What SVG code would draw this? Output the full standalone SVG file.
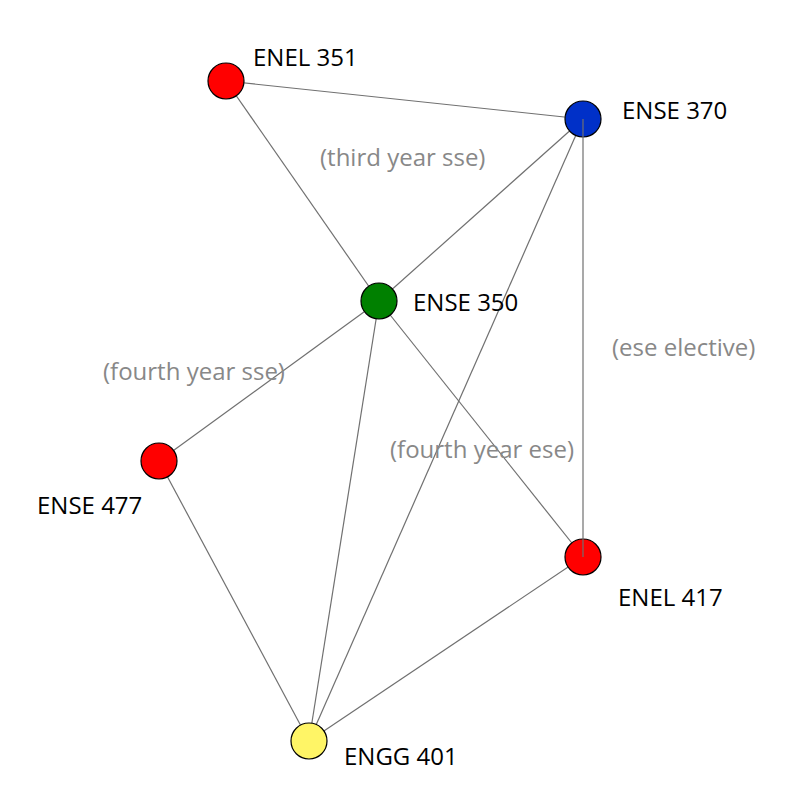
<svg xmlns="http://www.w3.org/2000/svg" width="787" height="800" viewBox="0 0 787 800">
  <style>
    .edge { stroke: #707070; stroke-width: 1.2; fill: none; }
    .node circle { stroke: #000; stroke-width: 1.2; }
    .name { font-family: "Open Sans", "Noto Sans", sans-serif; font-size: 24px; fill: #000; }
    .elabel { font-family: "Open Sans", "Noto Sans", sans-serif; font-size: 24px; fill: #888888; }
  </style>
  <rect width="787" height="800" fill="#ffffff"/>

  <!-- connectors -->
  <g id="connectors">
    <line class="edge" x1="226" y1="81" x2="583" y2="119"/>
    <line class="edge" x1="226" y1="81" x2="379" y2="301"/>
    <line class="edge" x1="583" y1="119" x2="379" y2="301"/>
    <line class="edge" x1="583" y1="119" x2="309" y2="741"/>
    <line class="edge" x1="379" y1="301" x2="159" y2="461"/>
    <line class="edge" x1="379" y1="301" x2="309" y2="741"/>
    <line class="edge" x1="379" y1="301" x2="583" y2="557"/>
    <line class="edge" x1="159" y1="461" x2="309" y2="741"/>
    <line class="edge" x1="583" y1="557" x2="309" y2="741"/>
  </g>

  <!-- nodes -->
  <g id="enel351" class="node">
    <circle cx="226" cy="81" r="18" fill="#ff0000"/>
    <text class="name" x="253" y="66">ENEL 351</text>
  </g>
  <g id="ense370" class="node">
    <circle cx="583" cy="119" r="18" fill="#0030c8"/>
    <text class="name" x="622" y="119">ENSE 370</text>
  </g>
  <g id="ense350" class="node">
    <circle cx="379" cy="301" r="18" fill="#008000"/>
    <text class="name" x="413" y="311">ENSE 350</text>
  </g>
  <g id="ense477" class="node">
    <circle cx="159" cy="461" r="18" fill="#ff0000"/>
    <text class="name" x="37" y="514">ENSE 477</text>
  </g>
  <g id="enel417" class="node">
    <circle cx="583" cy="557" r="18" fill="#ff0000"/>
    <text class="name" x="618" y="606">ENEL 417</text>
  </g>
  <g id="engg401" class="node">
    <circle cx="309" cy="741" r="18" fill="#fff566"/>
    <text class="name" x="344" y="765">ENGG 401</text>
  </g>

  <!-- connector drawn over its end nodes -->
  <g id="connectors-top">
    <line class="edge" x1="583" y1="119" x2="583" y2="557"/>
  </g>

  <!-- edge labels -->
  <g id="edge-labels">
    <text class="elabel" x="320" y="166">(third year sse)</text>
    <text class="elabel" x="612" y="356">(ese elective)</text>
    <text class="elabel" x="103" y="380">(fourth year sse)</text>
    <text class="elabel" x="390" y="458">(fourth year ese)</text>
  </g>
</svg>
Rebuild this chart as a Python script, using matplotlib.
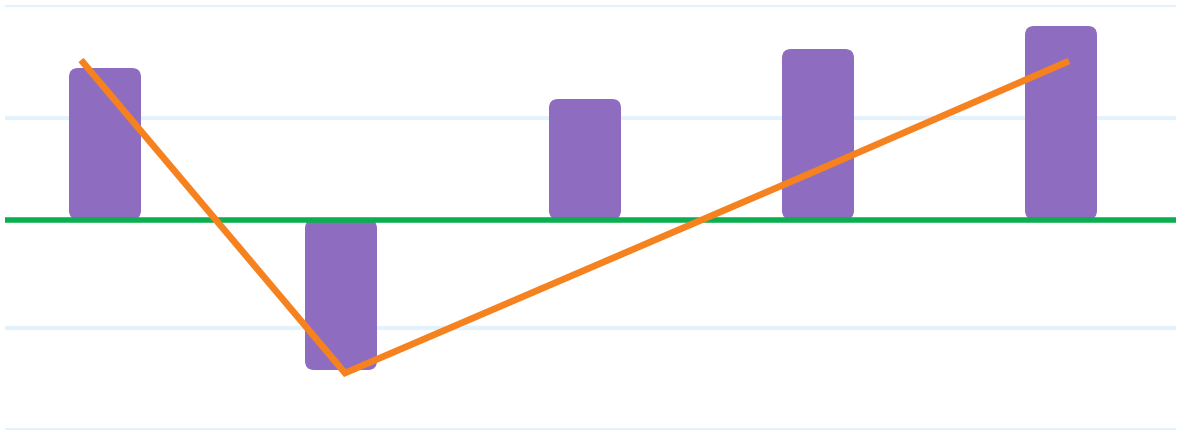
import matplotlib
matplotlib.use('Agg')
import matplotlib.pyplot as plt
from matplotlib.patches import FancyBboxPatch

# values (no labels shown in the picture)
bar_x = [1.00, 3.36, 5.80, 8.13, 10.56]
bar_vals = [15.15, -15.05, 12.05, 17.05, 19.35]
line_x = [0.76, 3.40, 5.80, 8.13, 10.64]
line_vals = [15.95, -15.35, -5.05, 4.95, 15.85]
grid_vals = [21.42, 10.15, -10.85, -21.02]

W, H = 1181, 434
fig = plt.figure(figsize=(W / 100, H / 100), dpi=100)
ax = fig.add_axes([5 / W, 4.3 / H, 1171 / W, 424.4 / H])
ax.set_xlim(0, 11.71)
ax.set_ylim(-21.02, 21.42)
ax.axis('off')

for g in grid_vals:
    ax.axhline(g, color='#e4f2fb', lw=3.0, zorder=0)

bw = 0.72
for x, v in zip(bar_x, bar_vals):
    y0 = min(0, v)
    p = FancyBboxPatch((x - bw / 2, y0), bw, abs(v),
                       boxstyle='round,pad=0,rounding_size=0.09',
                       mutation_aspect=10, fc='#8e6dc1', ec='none', zorder=2)
    ax.add_patch(p)

ax.axhline(0, color='#0baf4f', lw=4.0, zorder=3)

ax.plot(line_x, line_vals, color='#f5821f', lw=4.8, solid_capstyle='butt',
        solid_joinstyle='miter', zorder=4)

fig.savefig('out.png', dpi=100)
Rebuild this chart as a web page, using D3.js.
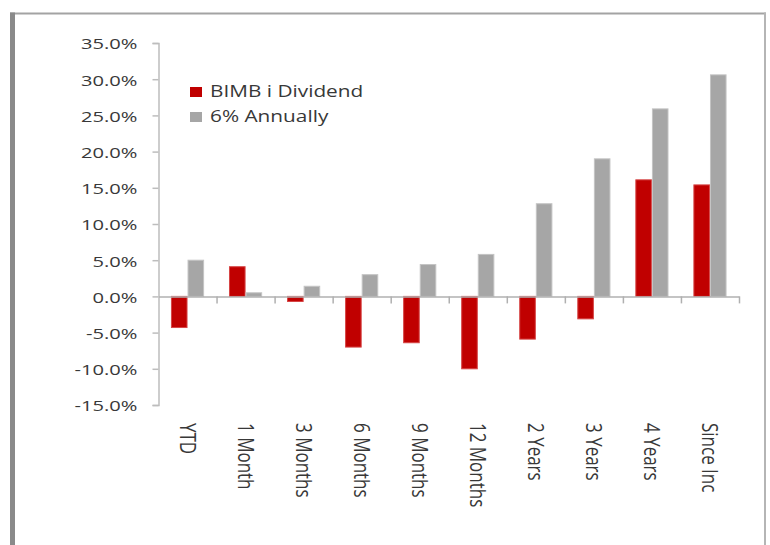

※

● **Task details**: Drop the images and quote the entries word for word.

● **Exercise output**:
What SVG code would draw this? Output the full standalone SVG file.
<svg xmlns="http://www.w3.org/2000/svg" width="787" height="800" viewBox="0 0 787 800">
  <style>
    .edge { stroke: #707070; stroke-width: 1.2; fill: none; }
    .node circle { stroke: #000; stroke-width: 1.2; }
    .name { font-family: "Open Sans", "Noto Sans", sans-serif; font-size: 24px; fill: #000; }
    .elabel { font-family: "Open Sans", "Noto Sans", sans-serif; font-size: 24px; fill: #888888; }
  </style>
  <rect width="787" height="800" fill="#ffffff"/>

  <!-- connectors -->
  <g id="connectors">
    <line class="edge" x1="226" y1="81" x2="583" y2="119"/>
    <line class="edge" x1="226" y1="81" x2="379" y2="301"/>
    <line class="edge" x1="583" y1="119" x2="379" y2="301"/>
    <line class="edge" x1="583" y1="119" x2="309" y2="741"/>
    <line class="edge" x1="379" y1="301" x2="159" y2="461"/>
    <line class="edge" x1="379" y1="301" x2="309" y2="741"/>
    <line class="edge" x1="379" y1="301" x2="583" y2="557"/>
    <line class="edge" x1="159" y1="461" x2="309" y2="741"/>
    <line class="edge" x1="583" y1="557" x2="309" y2="741"/>
  </g>

  <!-- nodes -->
  <g id="enel351" class="node">
    <circle cx="226" cy="81" r="18" fill="#ff0000"/>
    <text class="name" x="253" y="66">ENEL 351</text>
  </g>
  <g id="ense370" class="node">
    <circle cx="583" cy="119" r="18" fill="#0030c8"/>
    <text class="name" x="622" y="119">ENSE 370</text>
  </g>
  <g id="ense350" class="node">
    <circle cx="379" cy="301" r="18" fill="#008000"/>
    <text class="name" x="413" y="311">ENSE 350</text>
  </g>
  <g id="ense477" class="node">
    <circle cx="159" cy="461" r="18" fill="#ff0000"/>
    <text class="name" x="37" y="514">ENSE 477</text>
  </g>
  <g id="enel417" class="node">
    <circle cx="583" cy="557" r="18" fill="#ff0000"/>
    <text class="name" x="618" y="606">ENEL 417</text>
  </g>
  <g id="engg401" class="node">
    <circle cx="309" cy="741" r="18" fill="#fff566"/>
    <text class="name" x="344" y="765">ENGG 401</text>
  </g>

  <!-- connector drawn over its end nodes -->
  <g id="connectors-top">
    <line class="edge" x1="583" y1="119" x2="583" y2="557"/>
  </g>

  <!-- edge labels -->
  <g id="edge-labels">
    <text class="elabel" x="320" y="166">(third year sse)</text>
    <text class="elabel" x="612" y="356">(ese elective)</text>
    <text class="elabel" x="103" y="380">(fourth year sse)</text>
    <text class="elabel" x="390" y="458">(fourth year ese)</text>
  </g>
</svg>
Rebuild this chart as a Python script, using matplotlib.
import matplotlib
matplotlib.use('Agg')
import matplotlib.pyplot as plt
from matplotlib.patches import FancyBboxPatch

# values (no labels shown in the picture)
bar_x = [1.00, 3.36, 5.80, 8.13, 10.56]
bar_vals = [15.15, -15.05, 12.05, 17.05, 19.35]
line_x = [0.76, 3.40, 5.80, 8.13, 10.64]
line_vals = [15.95, -15.35, -5.05, 4.95, 15.85]
grid_vals = [21.42, 10.15, -10.85, -21.02]

W, H = 1181, 434
fig = plt.figure(figsize=(W / 100, H / 100), dpi=100)
ax = fig.add_axes([5 / W, 4.3 / H, 1171 / W, 424.4 / H])
ax.set_xlim(0, 11.71)
ax.set_ylim(-21.02, 21.42)
ax.axis('off')

for g in grid_vals:
    ax.axhline(g, color='#e4f2fb', lw=3.0, zorder=0)

bw = 0.72
for x, v in zip(bar_x, bar_vals):
    y0 = min(0, v)
    p = FancyBboxPatch((x - bw / 2, y0), bw, abs(v),
                       boxstyle='round,pad=0,rounding_size=0.09',
                       mutation_aspect=10, fc='#8e6dc1', ec='none', zorder=2)
    ax.add_patch(p)

ax.axhline(0, color='#0baf4f', lw=4.0, zorder=3)

ax.plot(line_x, line_vals, color='#f5821f', lw=4.8, solid_capstyle='butt',
        solid_joinstyle='miter', zorder=4)

fig.savefig('out.png', dpi=100)
Rebuild this chart as a web page, using D3.js.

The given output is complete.